I would rather not lose the ability for LLDs to setup/modify/etc.
timers.  This is because in an ideal world, the mid-layer and peripheral
drivers would specify the timeout value and let the LLD start and stop
the timer as it sees fit.   I say this because the mid-layer just can't
know all of the information that the HBA driver does:

o When should the timer start?  If the HBA controls the timer, the timer
  can be started only once the command is actually issued to the end device.
  The watchdog is supposed to ensure that the transport/device doesn't
  lockup, so the timer should only cover this period.  The mid-layer
  can't have this precision.  This is even more crucial for drivers that
  must temporarily hold back I/O to handle a topology change, LIP, or
  other transport specific event that the mid-layer is unaware of.
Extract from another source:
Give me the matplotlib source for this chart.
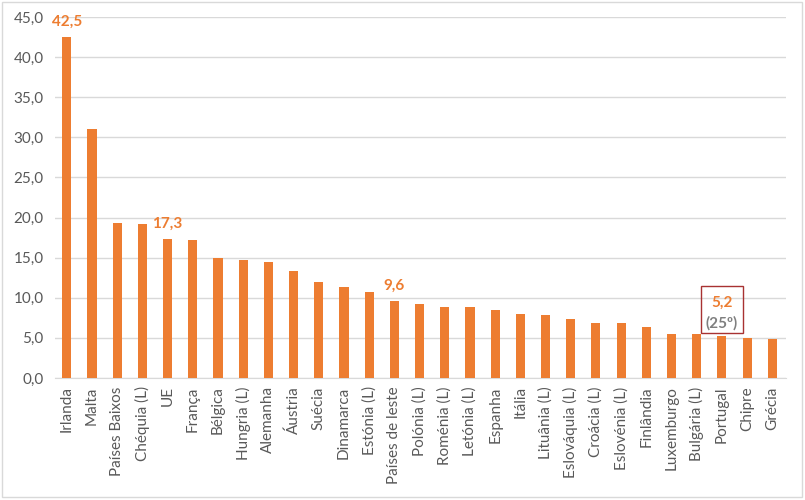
import matplotlib.pyplot as plt
from matplotlib.patches import Rectangle
from matplotlib.ticker import FuncFormatter

# dados
paises = ['Irlanda', 'Malta', 'Países Baixos', 'Chéquia (L)', 'UE', 'França', 'Bélgica',
          'Hungria (L)', 'Alemanha', 'Áustria', 'Suécia', 'Dinamarca', 'Estónia (L)',
          'Países de leste', 'Polónia (L)', 'Roménia (L)', 'Letónia (L)', 'Espanha',
          'Itália', 'Lituânia (L)', 'Eslováquia (L)', 'Croácia (L)', 'Eslovénia (L)',
          'Finlândia', 'Luxemburgo', 'Bulgária (L)', 'Portugal', 'Chipre', 'Grécia']
valores = [42.5, 31.1, 19.3, 19.2, 17.3, 17.2, 15.0, 14.7, 14.5, 13.3, 12.0, 11.4, 10.7,
           9.6, 9.2, 8.9, 8.8, 8.5, 8.0, 7.9, 7.4, 6.9, 6.8, 6.3, 5.5, 5.5, 5.2, 5.0, 4.9]
destaques = ['Irlanda', 'UE', 'Países de leste']
realce = 'Portugal'
realce_rank = '(25º)'

laranja = '#ED7D31'
cinza = '#595959'
plt.rcParams['font.family'] = ['Lato', 'DejaVu Sans']

fig = plt.figure(figsize=(8.05, 5), dpi=100)
ax = fig.add_axes([0.068, 0.244, 0.908, 0.722])

x = range(len(paises))
ax.bar(x, valores, width=0.36, color=laranja, zorder=3)

ax.set_xlim(-0.48, 28.53)
ax.set_ylim(0, 45)
ax.set_yticks([i * 5 for i in range(10)])
ax.yaxis.set_major_formatter(FuncFormatter(lambda v, p: f'{v:.1f}'.replace('.', ',')))
ax.grid(axis='y', color='#d9d9d9', linewidth=1, zorder=0)
ax.set_xticks(list(x))
ax.set_xticklabels(paises, rotation=90, fontsize=11, color=cinza)
ax.tick_params(axis='y', length=0, labelsize=11, labelcolor=cinza, pad=8)
ax.tick_params(axis='x', length=0, pad=6)
for s in ['top', 'right', 'left']:
    ax.spines[s].set_visible(False)
ax.spines['bottom'].set_color('#d9d9d9')

# rótulos
for nome in destaques:
    i = paises.index(nome)
    v = valores[i]
    ax.annotate(f'{v:.1f}'.replace('.', ','), (i, v), xytext=(0, 11), textcoords='offset points',
                ha='center', va='center', color=laranja, fontsize=11, fontweight='bold')

i = paises.index(realce)
v = valores[i]
ax.annotate(f'{v:.1f}'.replace('.', ','), (i, v), xytext=(0, 24), textcoords='offset points',
            ha='center', va='center', color=laranja, fontsize=11, fontweight='bold')
ax.annotate(realce_rank, (i, v), xytext=(0, 9.5), textcoords='offset points',
            ha='center', va='center', color='#7f7f7f', fontsize=11, fontweight='bold')
ax.add_patch(Rectangle((i - 0.82, v + 0.4), 1.66, 5.9, fill=False,
                       edgecolor='#a83232', linewidth=1, zorder=4, clip_on=False))

fig.add_artist(Rectangle((0.002, 0.006), 0.994, 0.99, transform=fig.transFigure,
                         fill=False, edgecolor='#d9d9d9', linewidth=1))

fig.savefig('out.png', dpi=100)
o When should the timer be stopped?  On command completion, of course,
  but there are other, transport specific, times when the timer may need
  to be stopped prematurely or given a completely different value than
  what was originally given.  For example, on transports that do not
  provide error/sense data with every completion, the HBA may have to
  issue another command, without the knowledge of the mid-layer, to
  retrieve this data.  Since the original command has already completed,
  the original timer should not be running.  A new timer, tailored to
  the characteristics of retrieving sense data should be running instead.
  If the old timer is left running and expires, which command timed out?
  The original command or the request sense command?  The HBA knows,
  but the mid-layer does not.

If you just allow the LLD drivers to claim responsibility for setting
and tearing down timers, there is no need to redirect the timer
action.  All that would be required is a check of a flag in the host
structure in scsi_add_timer to avoid starting the timer at all and
another check in scsi_done that doesn't enforce that a timer be
active on completion.

--
Justin